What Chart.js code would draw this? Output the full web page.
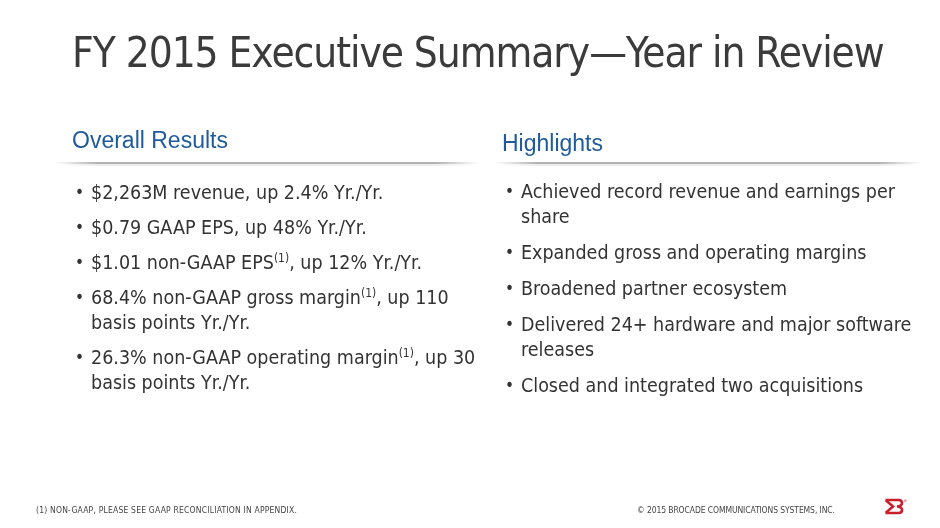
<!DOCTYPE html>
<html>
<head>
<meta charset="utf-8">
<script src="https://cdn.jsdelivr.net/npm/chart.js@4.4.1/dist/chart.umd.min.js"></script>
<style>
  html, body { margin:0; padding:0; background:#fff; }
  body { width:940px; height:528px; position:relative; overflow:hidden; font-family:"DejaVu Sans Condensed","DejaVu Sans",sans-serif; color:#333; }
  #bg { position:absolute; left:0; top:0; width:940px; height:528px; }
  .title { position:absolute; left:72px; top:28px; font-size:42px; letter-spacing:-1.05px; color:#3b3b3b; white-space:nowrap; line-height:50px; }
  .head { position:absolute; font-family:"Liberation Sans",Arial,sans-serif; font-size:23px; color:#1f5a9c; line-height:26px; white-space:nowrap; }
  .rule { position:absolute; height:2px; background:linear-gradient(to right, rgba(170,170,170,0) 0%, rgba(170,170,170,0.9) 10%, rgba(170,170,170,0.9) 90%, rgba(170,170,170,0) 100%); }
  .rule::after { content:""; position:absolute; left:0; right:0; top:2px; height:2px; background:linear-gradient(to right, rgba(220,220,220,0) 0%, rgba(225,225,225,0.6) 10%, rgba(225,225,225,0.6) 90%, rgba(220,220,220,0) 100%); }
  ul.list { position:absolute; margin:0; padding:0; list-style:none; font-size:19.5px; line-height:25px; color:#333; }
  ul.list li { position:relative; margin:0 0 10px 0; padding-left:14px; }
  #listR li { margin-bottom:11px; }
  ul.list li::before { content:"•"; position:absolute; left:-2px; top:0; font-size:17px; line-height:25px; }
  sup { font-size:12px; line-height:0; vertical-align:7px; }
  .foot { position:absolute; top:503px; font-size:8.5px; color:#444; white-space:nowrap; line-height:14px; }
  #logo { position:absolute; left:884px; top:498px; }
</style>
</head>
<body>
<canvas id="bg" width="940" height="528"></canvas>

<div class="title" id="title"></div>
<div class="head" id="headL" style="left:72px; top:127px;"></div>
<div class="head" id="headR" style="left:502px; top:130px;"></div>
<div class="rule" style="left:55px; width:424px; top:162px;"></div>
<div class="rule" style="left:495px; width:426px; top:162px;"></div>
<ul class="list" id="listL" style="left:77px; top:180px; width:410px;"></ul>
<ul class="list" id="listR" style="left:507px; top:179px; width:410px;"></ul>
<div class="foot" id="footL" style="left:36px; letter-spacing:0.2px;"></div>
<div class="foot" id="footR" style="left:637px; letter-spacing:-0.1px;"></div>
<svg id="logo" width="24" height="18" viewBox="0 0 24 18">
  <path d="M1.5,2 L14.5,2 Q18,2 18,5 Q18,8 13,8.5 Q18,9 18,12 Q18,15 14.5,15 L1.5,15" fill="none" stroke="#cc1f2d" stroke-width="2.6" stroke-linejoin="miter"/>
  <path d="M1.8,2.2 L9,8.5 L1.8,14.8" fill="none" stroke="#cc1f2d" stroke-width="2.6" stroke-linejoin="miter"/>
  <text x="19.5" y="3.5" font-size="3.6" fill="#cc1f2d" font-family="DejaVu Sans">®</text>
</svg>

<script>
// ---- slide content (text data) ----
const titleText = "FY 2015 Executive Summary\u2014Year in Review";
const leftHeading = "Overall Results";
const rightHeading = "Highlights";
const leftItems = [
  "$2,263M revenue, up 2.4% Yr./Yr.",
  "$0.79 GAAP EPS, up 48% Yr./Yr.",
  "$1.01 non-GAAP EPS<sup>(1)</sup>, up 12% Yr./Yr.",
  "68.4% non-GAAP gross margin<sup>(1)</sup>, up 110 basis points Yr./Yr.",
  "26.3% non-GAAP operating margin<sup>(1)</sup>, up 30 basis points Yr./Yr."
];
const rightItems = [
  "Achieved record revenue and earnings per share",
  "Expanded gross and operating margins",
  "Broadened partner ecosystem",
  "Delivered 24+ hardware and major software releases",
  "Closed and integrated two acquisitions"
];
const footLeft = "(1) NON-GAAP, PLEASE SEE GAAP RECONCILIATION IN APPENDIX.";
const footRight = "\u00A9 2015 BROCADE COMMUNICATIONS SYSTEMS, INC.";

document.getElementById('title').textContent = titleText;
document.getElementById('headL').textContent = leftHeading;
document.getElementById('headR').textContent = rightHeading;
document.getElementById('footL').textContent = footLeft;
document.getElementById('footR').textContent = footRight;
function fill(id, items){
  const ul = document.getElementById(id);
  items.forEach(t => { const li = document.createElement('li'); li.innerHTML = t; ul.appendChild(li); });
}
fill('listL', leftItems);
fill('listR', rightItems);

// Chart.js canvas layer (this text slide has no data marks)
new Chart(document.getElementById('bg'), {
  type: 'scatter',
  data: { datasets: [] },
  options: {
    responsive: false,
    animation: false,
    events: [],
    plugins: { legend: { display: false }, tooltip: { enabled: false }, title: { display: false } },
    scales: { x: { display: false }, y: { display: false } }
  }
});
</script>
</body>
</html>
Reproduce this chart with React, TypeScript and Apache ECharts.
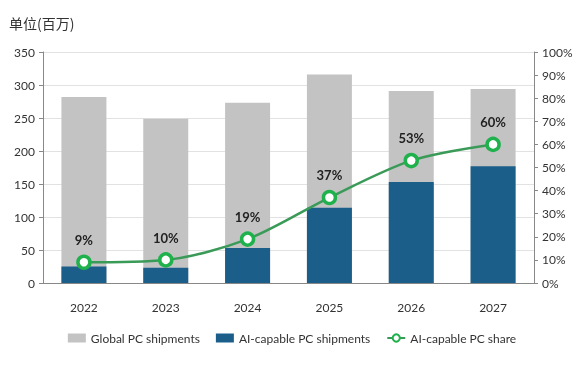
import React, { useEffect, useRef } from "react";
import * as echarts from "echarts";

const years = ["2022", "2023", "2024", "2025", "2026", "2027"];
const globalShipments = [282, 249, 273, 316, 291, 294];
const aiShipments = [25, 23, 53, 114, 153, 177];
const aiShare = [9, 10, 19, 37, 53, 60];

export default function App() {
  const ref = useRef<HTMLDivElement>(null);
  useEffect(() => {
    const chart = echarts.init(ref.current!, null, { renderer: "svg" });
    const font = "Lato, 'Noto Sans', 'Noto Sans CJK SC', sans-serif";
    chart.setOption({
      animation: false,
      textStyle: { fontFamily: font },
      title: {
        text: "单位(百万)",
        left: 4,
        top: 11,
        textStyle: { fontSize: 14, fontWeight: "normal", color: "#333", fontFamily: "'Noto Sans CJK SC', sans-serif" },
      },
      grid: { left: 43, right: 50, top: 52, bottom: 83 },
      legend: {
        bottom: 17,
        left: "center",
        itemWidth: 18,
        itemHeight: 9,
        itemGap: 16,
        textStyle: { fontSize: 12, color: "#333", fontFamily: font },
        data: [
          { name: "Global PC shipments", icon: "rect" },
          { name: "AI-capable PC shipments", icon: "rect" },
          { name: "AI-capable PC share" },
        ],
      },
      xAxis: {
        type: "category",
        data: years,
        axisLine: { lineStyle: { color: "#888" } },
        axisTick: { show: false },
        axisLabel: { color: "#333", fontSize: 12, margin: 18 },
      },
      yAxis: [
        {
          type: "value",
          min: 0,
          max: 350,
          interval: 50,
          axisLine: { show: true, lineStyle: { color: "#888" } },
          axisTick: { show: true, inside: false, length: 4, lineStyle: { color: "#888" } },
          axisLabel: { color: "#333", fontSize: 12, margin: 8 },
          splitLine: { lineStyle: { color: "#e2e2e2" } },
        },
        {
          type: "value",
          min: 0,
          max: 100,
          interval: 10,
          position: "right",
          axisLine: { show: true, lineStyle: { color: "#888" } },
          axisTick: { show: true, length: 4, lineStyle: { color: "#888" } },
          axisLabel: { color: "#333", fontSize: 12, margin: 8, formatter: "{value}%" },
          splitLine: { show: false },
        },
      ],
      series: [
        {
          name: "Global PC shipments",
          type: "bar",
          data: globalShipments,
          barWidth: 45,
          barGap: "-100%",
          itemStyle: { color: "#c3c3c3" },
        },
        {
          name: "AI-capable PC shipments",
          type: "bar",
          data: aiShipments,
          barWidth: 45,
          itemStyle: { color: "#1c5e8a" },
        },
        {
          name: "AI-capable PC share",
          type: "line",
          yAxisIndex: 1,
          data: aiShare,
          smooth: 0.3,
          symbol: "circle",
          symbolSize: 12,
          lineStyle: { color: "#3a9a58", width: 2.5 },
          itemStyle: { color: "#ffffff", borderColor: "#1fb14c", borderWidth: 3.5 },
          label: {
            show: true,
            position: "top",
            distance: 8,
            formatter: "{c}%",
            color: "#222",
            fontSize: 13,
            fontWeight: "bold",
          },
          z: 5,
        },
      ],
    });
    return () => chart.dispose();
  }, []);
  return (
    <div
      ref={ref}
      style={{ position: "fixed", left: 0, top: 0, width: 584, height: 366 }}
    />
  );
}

--------------------------------------------------

### [INSTRUCTIONS TO FOLLOW]
Above are the records; copy exactly the lines from the one with "Reproduce this chart" through the one with "const aiShare = [9, 10, 19, 37, 53, 60];", including both, and nothing more. Leave out pictures.

### [EXERCISE OUTPUT]
Reproduce this chart with React, TypeScript and Apache ECharts.
import React, { useEffect, useRef } from "react";
import * as echarts from "echarts";

const years = ["2022", "2023", "2024", "2025", "2026", "2027"];
const globalShipments = [282, 249, 273, 316, 291, 294];
const aiShipments = [25, 23, 53, 114, 153, 177];
const aiShare = [9, 10, 19, 37, 53, 60];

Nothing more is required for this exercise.